E poi leggo cose così, che mi fanno pensare all'alternativa. Delle gambe che si piantano dritte, e tastano l'umida consistenza. Del faggio costoluto che sa tenermi la schiena se guardo su, verso i suoi disegni verdi. Dei piccoli rumori senza decibel, note sul rigo dei passi. 
E si diceva che solo da lì si può partire, dalla terra, dall'origine.

lunedì 17 marzo 2014

My dreams


Erano le cinque e mezza stamattina, e io attraversavo una città dagli occhi chiusi.
Nelle braccia quella percezione dolorosa di non avere patria e terra, che mi strappa via la voglia.
Ferma ad un semaforo, le dita strette sul volante, ho guardato di lato.
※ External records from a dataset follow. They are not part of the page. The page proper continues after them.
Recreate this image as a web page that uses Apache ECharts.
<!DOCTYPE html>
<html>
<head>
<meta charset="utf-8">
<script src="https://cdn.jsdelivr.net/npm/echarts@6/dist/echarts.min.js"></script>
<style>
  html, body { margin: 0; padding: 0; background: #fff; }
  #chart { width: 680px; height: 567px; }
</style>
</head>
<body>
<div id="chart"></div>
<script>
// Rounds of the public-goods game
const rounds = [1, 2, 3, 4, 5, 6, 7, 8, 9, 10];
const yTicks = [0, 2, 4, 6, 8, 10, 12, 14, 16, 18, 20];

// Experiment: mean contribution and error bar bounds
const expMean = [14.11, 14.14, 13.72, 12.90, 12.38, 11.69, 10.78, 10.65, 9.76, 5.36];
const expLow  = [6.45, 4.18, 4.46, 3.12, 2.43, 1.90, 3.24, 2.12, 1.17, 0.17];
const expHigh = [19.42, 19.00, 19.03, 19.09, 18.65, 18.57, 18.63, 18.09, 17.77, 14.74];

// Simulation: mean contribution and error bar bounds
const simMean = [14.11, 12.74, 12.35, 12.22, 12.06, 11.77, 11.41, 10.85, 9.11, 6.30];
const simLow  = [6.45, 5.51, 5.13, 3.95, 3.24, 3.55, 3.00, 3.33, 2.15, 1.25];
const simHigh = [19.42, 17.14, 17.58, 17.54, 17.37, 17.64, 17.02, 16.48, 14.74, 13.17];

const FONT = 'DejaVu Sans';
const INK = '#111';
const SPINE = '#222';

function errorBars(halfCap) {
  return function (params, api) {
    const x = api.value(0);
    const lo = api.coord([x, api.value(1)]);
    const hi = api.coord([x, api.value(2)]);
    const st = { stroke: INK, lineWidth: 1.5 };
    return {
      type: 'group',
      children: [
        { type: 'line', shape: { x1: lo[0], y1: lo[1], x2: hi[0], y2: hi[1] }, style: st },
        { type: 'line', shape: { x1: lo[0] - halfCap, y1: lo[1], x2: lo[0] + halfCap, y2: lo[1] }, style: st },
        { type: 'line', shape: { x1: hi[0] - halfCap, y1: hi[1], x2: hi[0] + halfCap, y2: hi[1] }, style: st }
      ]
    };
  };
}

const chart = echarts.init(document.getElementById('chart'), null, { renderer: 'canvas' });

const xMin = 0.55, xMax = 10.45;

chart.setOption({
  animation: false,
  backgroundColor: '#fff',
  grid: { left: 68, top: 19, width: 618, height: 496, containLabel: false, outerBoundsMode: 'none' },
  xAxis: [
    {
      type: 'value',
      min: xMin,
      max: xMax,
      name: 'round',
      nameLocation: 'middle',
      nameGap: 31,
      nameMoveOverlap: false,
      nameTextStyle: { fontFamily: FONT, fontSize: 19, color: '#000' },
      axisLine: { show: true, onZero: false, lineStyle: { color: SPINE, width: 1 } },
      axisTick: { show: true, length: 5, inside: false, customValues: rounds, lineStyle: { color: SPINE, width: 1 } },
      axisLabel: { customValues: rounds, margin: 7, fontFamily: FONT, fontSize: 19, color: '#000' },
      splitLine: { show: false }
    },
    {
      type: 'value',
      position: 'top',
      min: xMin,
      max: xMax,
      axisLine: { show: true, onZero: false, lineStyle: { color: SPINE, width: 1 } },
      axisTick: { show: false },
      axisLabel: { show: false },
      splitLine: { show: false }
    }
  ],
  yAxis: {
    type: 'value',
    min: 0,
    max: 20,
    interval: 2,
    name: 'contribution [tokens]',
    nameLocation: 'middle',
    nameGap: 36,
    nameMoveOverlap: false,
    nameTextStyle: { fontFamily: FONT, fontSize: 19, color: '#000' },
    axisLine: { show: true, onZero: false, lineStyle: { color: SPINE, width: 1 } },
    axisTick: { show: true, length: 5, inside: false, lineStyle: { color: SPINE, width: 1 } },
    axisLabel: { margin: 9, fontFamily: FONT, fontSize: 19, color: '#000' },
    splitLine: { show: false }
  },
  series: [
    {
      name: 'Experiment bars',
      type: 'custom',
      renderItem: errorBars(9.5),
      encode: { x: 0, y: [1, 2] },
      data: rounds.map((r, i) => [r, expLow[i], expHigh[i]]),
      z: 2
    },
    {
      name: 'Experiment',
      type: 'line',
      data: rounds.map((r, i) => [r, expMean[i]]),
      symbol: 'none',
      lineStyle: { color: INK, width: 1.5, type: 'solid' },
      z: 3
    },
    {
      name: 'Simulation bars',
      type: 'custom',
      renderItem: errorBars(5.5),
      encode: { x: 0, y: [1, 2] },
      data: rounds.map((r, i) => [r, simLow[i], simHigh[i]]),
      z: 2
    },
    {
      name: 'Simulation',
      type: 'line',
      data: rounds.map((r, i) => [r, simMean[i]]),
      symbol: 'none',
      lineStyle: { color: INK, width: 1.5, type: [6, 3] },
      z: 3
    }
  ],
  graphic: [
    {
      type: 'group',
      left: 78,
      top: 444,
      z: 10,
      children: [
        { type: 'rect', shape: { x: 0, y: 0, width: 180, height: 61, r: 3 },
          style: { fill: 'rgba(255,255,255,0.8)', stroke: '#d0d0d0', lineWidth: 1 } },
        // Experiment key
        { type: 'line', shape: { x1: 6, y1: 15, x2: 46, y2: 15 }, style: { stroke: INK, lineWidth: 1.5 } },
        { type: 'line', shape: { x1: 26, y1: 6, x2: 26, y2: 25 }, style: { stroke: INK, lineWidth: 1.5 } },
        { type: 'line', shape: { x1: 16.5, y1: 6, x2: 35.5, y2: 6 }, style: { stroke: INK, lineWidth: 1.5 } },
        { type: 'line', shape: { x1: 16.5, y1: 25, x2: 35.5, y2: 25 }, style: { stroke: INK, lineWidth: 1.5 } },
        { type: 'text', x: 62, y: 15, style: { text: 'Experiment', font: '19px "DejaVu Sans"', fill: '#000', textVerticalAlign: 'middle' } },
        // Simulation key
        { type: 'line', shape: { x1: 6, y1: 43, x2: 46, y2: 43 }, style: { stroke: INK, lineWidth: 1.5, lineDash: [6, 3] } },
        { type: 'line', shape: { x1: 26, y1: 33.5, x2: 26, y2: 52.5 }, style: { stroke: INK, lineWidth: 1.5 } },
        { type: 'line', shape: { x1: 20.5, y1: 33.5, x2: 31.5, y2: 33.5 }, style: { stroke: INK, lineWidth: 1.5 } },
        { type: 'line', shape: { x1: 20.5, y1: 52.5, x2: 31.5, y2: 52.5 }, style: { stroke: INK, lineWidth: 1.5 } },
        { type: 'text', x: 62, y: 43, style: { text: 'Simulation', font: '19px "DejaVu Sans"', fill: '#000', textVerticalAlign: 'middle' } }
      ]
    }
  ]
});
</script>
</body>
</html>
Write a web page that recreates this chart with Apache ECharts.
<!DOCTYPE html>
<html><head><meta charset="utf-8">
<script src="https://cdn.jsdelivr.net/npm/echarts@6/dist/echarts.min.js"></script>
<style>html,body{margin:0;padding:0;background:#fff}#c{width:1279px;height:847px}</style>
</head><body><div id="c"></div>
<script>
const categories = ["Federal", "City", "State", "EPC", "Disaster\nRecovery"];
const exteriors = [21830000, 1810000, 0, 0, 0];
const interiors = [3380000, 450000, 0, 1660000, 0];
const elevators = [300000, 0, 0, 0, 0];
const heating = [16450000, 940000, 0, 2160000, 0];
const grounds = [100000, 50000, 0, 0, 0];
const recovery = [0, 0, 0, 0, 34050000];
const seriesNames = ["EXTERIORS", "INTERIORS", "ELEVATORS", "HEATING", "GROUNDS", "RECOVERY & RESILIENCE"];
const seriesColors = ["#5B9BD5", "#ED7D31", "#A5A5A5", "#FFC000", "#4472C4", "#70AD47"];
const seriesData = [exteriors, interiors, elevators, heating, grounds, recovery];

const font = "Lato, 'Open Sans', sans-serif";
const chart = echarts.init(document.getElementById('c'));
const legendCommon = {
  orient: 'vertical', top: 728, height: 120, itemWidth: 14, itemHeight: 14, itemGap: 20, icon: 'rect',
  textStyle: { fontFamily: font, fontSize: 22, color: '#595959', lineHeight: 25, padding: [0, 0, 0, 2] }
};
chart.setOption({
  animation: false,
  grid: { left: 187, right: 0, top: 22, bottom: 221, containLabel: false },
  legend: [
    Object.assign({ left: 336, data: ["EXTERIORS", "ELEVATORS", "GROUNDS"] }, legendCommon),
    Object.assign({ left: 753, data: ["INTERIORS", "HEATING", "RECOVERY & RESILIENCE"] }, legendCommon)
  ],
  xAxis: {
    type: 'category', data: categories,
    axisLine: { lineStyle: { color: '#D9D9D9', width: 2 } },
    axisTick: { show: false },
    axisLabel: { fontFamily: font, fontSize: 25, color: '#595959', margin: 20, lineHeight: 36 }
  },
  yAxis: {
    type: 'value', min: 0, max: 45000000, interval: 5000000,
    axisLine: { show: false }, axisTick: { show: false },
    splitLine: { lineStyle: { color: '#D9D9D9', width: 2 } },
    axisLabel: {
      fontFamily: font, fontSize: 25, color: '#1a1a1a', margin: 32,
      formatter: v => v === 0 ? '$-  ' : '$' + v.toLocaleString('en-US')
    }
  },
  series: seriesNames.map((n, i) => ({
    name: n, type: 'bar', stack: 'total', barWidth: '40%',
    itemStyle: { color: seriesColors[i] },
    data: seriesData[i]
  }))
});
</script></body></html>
Sono passati le carezze, il gelato alla meringa, il gigante col bastone sulla facciata del Duomo, al cui cospetto, spalla contro spalla, vediamo la luna cambiar profilo. La mia gente così bella, e i sogni che si innaffiano insieme: una casa nel bosco, una terrazza sul mare, un ristorantino ad Oslo, un cammino fra le cime, un gruppo anarchico di lettura, imparare a far più lenti, a respirare con la pancia. E il più dolce. Affondare pian piano le radici.

- Ti voglio tanto bene maestra.
- Ma se mi arrabbio sempre...
- Non è vero. Solo ti stressi, qualche volta.